* **PROBLEM**: Within the material below, transcribe exactly the lines from the one holding "Give me the Plotly source for this chart." through the one holding "0.6, 0.8, 1]", keeping both ends and skipping the rest.

* **SUPPLIED DATA**:
• • •
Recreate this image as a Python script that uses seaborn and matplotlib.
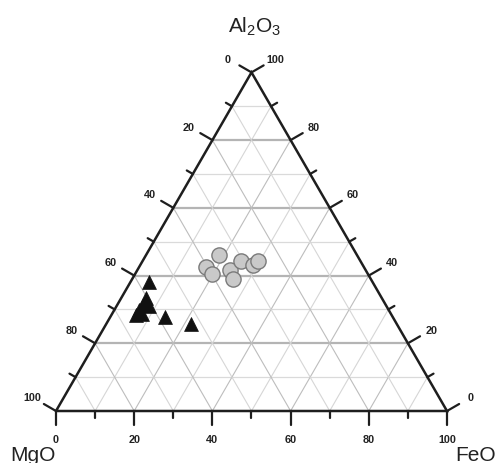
• • •
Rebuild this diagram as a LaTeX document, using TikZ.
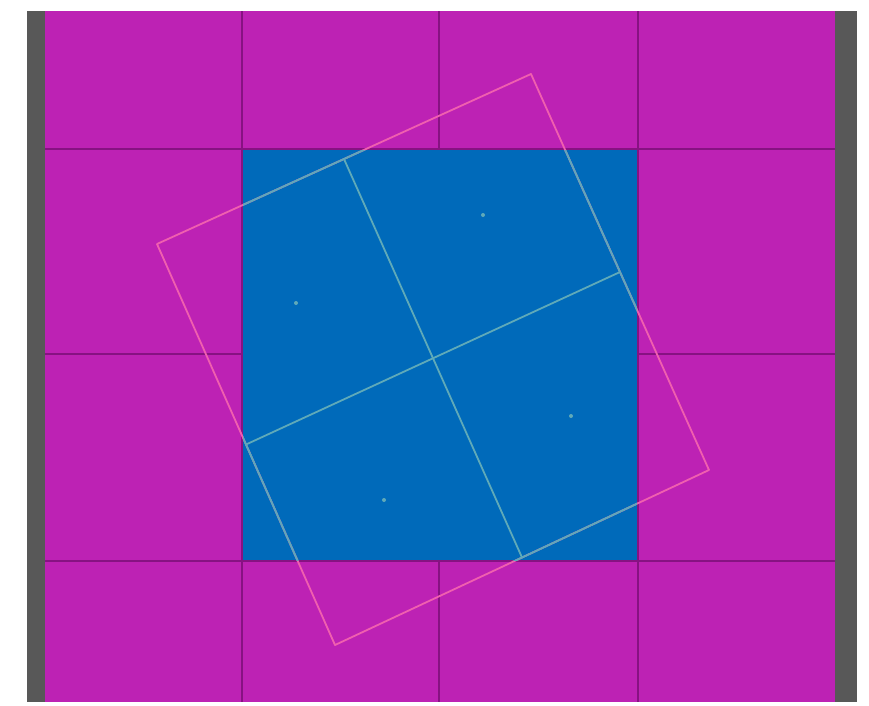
• • •
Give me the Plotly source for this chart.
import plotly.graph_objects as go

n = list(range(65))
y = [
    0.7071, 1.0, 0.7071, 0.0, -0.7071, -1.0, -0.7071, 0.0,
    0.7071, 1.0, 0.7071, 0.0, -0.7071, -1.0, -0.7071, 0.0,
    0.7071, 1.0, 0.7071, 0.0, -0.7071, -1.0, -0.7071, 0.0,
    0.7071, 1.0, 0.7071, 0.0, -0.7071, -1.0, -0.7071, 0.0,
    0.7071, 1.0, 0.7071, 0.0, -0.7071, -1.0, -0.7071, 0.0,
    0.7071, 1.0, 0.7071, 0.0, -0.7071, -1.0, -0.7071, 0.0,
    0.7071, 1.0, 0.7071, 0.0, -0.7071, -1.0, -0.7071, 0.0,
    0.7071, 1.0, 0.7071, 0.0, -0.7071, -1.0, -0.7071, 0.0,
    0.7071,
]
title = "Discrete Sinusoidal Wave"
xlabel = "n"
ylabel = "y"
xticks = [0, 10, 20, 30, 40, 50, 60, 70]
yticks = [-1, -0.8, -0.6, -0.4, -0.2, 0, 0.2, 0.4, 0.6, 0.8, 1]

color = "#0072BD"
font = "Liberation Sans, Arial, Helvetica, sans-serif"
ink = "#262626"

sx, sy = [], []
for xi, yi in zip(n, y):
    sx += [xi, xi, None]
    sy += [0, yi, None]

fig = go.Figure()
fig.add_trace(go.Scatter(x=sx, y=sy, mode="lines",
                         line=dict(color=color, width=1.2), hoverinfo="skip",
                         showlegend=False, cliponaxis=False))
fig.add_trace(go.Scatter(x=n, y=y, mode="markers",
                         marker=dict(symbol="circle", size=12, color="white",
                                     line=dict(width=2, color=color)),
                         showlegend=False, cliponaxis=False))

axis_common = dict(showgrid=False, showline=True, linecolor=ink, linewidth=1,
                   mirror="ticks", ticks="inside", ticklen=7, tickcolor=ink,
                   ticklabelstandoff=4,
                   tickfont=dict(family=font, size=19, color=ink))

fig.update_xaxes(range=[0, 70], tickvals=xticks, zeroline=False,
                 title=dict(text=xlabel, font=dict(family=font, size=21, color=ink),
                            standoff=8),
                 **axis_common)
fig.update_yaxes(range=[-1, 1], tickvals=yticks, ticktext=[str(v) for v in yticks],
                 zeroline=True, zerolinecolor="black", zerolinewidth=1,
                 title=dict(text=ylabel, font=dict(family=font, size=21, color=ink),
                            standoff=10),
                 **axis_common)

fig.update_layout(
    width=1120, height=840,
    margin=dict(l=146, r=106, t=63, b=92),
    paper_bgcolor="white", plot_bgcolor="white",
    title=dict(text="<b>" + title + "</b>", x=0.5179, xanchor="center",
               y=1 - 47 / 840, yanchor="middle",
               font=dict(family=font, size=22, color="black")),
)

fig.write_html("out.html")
• • •
* **FULL ANSWER**:
Give me the Plotly source for this chart.
import plotly.graph_objects as go

n = list(range(65))
y = [
    0.7071, 1.0, 0.7071, 0.0, -0.7071, -1.0, -0.7071, 0.0,
    0.7071, 1.0, 0.7071, 0.0, -0.7071, -1.0, -0.7071, 0.0,
    0.7071, 1.0, 0.7071, 0.0, -0.7071, -1.0, -0.7071, 0.0,
    0.7071, 1.0, 0.7071, 0.0, -0.7071, -1.0, -0.7071, 0.0,
    0.7071, 1.0, 0.7071, 0.0, -0.7071, -1.0, -0.7071, 0.0,
    0.7071, 1.0, 0.7071, 0.0, -0.7071, -1.0, -0.7071, 0.0,
    0.7071, 1.0, 0.7071, 0.0, -0.7071, -1.0, -0.7071, 0.0,
    0.7071, 1.0, 0.7071, 0.0, -0.7071, -1.0, -0.7071, 0.0,
    0.7071,
]
title = "Discrete Sinusoidal Wave"
xlabel = "n"
ylabel = "y"
xticks = [0, 10, 20, 30, 40, 50, 60, 70]
yticks = [-1, -0.8, -0.6, -0.4, -0.2, 0, 0.2, 0.4, 0.6, 0.8, 1]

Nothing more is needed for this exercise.